Requirement:
Review the lines that follow and copy each one that contains the word "matplotlib".

Available data:
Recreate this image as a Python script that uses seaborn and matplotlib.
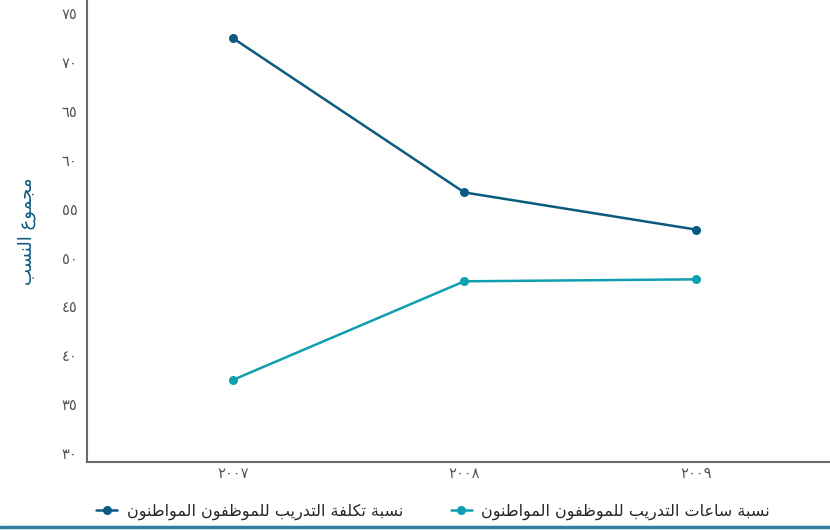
import numpy as np
import pandas as pd
import matplotlib
matplotlib.use("Agg")
import matplotlib.pyplot as plt
from matplotlib.lines import Line2D
import seaborn as sns

# data
years = ["٢٠٠٧", "٢٠٠٨", "٢٠٠٩"]
cost_share = [73.4, 57.6, 53.8]     # نسبة تكلفة التدريب
hours_share = [38.4, 48.5, 48.7]    # نسبة ساعات التدريب
series_names = ["نسبة تكلفة التدريب للموظفون المواطنون",
                "نسبة ساعات التدريب للموظفون المواطنون"]
y_ticks = [30, 35, 40, 45, 50, 55, 60, 65, 70, 75]
y_title = "مجموع النسب"

colors = ["#0b5a80", "#0fa0b0"]

# minimal arabic shaping (no arabic_reshaper in the sandbox)
# letter: (isolated, final, initial, medial) ; 2-tuple = joins only to the right
FORMS = {
    "ا": (0xFE8D, 0xFE8E), "ب": (0xFE8F, 0xFE90, 0xFE91, 0xFE92),
    "ة": (0xFE93, 0xFE94), "ت": (0xFE95, 0xFE96, 0xFE97, 0xFE98),
    "ج": (0xFE9D, 0xFE9E, 0xFE9F, 0xFEA0), "د": (0xFEA9, 0xFEAA),
    "ر": (0xFEAD, 0xFEAE), "س": (0xFEB1, 0xFEB2, 0xFEB3, 0xFEB4),
    "ط": (0xFEC1, 0xFEC2, 0xFEC3, 0xFEC4), "ظ": (0xFEC5, 0xFEC6, 0xFEC7, 0xFEC8),
    "ع": (0xFEC9, 0xFECA, 0xFECB, 0xFECC), "ف": (0xFED1, 0xFED2, 0xFED3, 0xFED4),
    "ك": (0xFED9, 0xFEDA, 0xFEDB, 0xFEDC), "ل": (0xFEDD, 0xFEDE, 0xFEDF, 0xFEE0),
    "م": (0xFEE1, 0xFEE2, 0xFEE3, 0xFEE4), "ن": (0xFEE5, 0xFEE6, 0xFEE7, 0xFEE8),
    "و": (0xFEED, 0xFEEE), "ي": (0xFEF1, 0xFEF2, 0xFEF3, 0xFEF4),
}


def shape(text):
    out = []
    n = len(text)
    for i, ch in enumerate(text):
        if ch not in FORMS:
            out.append(ch)
            continue
        f = FORMS[ch]
        prev = text[i - 1] if i > 0 else ""
        nxt = text[i + 1] if i < n - 1 else ""
        join_prev = prev in FORMS and len(FORMS[prev]) == 4
        join_next = len(f) == 4 and nxt in FORMS
        if join_prev and join_next:
            out.append(chr(f[3]))
        elif join_prev:
            out.append(chr(f[1]))
        elif join_next:
            out.append(chr(f[2]))
        else:
            out.append(chr(f[0]))
    return "".join(out)[::-1]


def to_arabic_digits(v):
    return str(v).translate(str.maketrans("0123456789", "٠١٢٣٤٥٦٧٨٩"))


sns.set_style("white")
plt.rcParams["font.family"] = ["DejaVu Sans"]

fig = plt.figure(figsize=(8.3, 5.3), dpi=100)
ax = fig.add_axes([0.1048, 0.1283, 0.8952, 0.8717])

for vals, name, col in zip([cost_share, hours_share], series_names, colors):
    sns.lineplot(x=years, y=vals, ax=ax, color=col, marker="o", markersize=6.5,
                 markeredgewidth=0, linewidth=1.8, label=shape(name))

ax.set_xlim(-0.63, 2.58)
ax.set_ylim(30, 77.3)
ax.set_yticks(y_ticks)
ax.set_yticklabels([to_arabic_digits(t) for t in y_ticks])
for lab in ax.get_yticklabels():
    lab.set_va("bottom")
ax.tick_params(axis="both", length=0, colors="#555555", labelsize=10.5)
ax.tick_params(axis="y", pad=7)
ax.tick_params(axis="x", pad=3)

ax.set_xlabel("")
ax.set_ylabel(shape(y_title), color=colors[0], fontsize=13)
ax.yaxis.set_label_coords(-0.068, 0.5)

sns.despine(ax=ax)
for side in ["left", "bottom"]:
    ax.spines[side].set_color("#6a6a6a")
    ax.spines[side].set_linewidth(1.5)

ax.legend(loc="center", bbox_to_anchor=(0.522, 0.034), bbox_transform=fig.transFigure,
          ncol=2, frameon=False, fontsize=11.5, handlelength=1.3, handletextpad=0.6,
          columnspacing=3.0)

# decorative rule along the bottom edge
fig.add_artist(Line2D([0.0, 1.0], [0.005, 0.005], transform=fig.transFigure,
                      color="#2f7fa0", linewidth=2.5, solid_capstyle="round"))

fig.savefig("out.png", dpi=100)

Expected answer:
Recreate this image as a Python script that uses seaborn and matplotlib.
import matplotlib
matplotlib.use("Agg")
import matplotlib.pyplot as plt
from matplotlib.lines import Line2D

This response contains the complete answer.